En 1614, le roi Louis XIII et son épouse Anne d’Autriche créèrent l’Ordre de Sainte Madeleine, sur proposition du gentilhomme breton Jean Chesnel. L’emblème héraldique de cet ordre chevaleresque était composé des éléments suivants :
- Lettre grecque Mu, équivalent au M latin, pour Madeleine.
- Deux lettres grecques Lambda (posées tête-bêche), équivalent au L latin, pour Louis.
- Lettre grecque Alpha, équivalent au A latin, pour Anne.
- Deux cœurs entrelacés (Louis et Anne) et superposés tête-bêche, percés d’un dard (l’amour divin frappant le cœur de l’homme avec la soudaineté d’une flèche).
La superposition de tous ces éléments permet d’obtenir le tracé du médaillon. Reste le problème des quatre petits signes placés également à l’intérieur du médaillon, au-dessus et au-dessous du tracé. Doit-on considérer ces signes, peu aisés à décrypter, comme des chiffres ? Est-ce une date ? Celle de à la création dans la région d’une section locale de l’Ordre de Sainte Madeleine ? En 1622 le roi Louis XIII et Anne d’Autriche séjournèrent à Condrieu pour y recruter des mariniers, la cour devant se rendre au siège de Montpellier, mais les chiffres ne paraissent pas correspondre.
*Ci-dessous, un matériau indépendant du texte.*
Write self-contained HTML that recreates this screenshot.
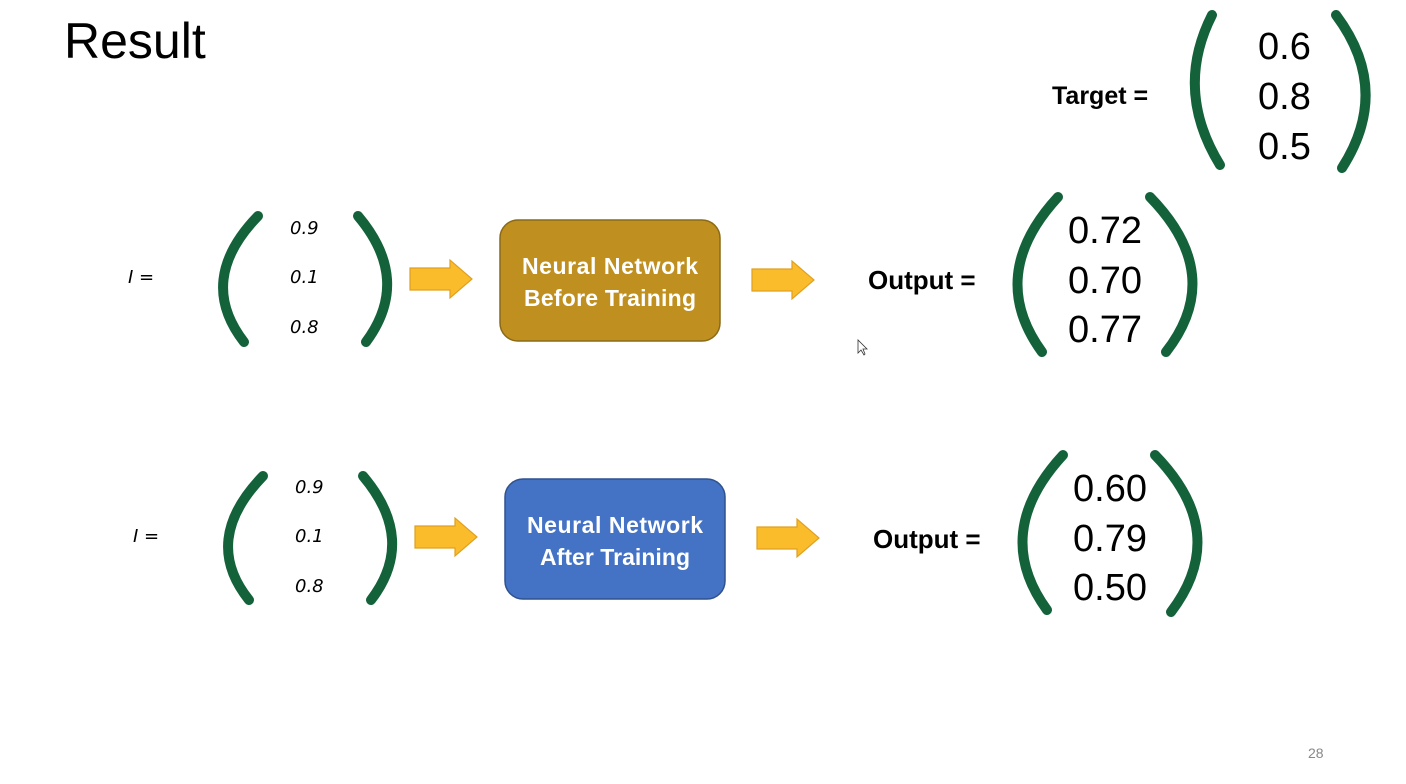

On peut évidemment admettre une imperfection de la part d’un sculpteur illettré, qui aurait reproduit telle qu’il la voyait une matrice de sceau, à l’envers donc.

          Médaillon énigmatique
    L’autre question qui se pose est celle-ci : y avait-il un rapport entre l’Ordre de Sainte Madeleine et les ossements ? Ou ceux-ci ont-ils été plantés dans la façade à une époque plus récente ? On peut voir sur le linteau de la porte la date 1828 ; cette pierre est sans doute un linteau de cheminée récupéré, cette partie-là au moins de la façade a dû être refaite au XIXe siècle. La Maison du Pendu conservera malgré tout une part de mystère.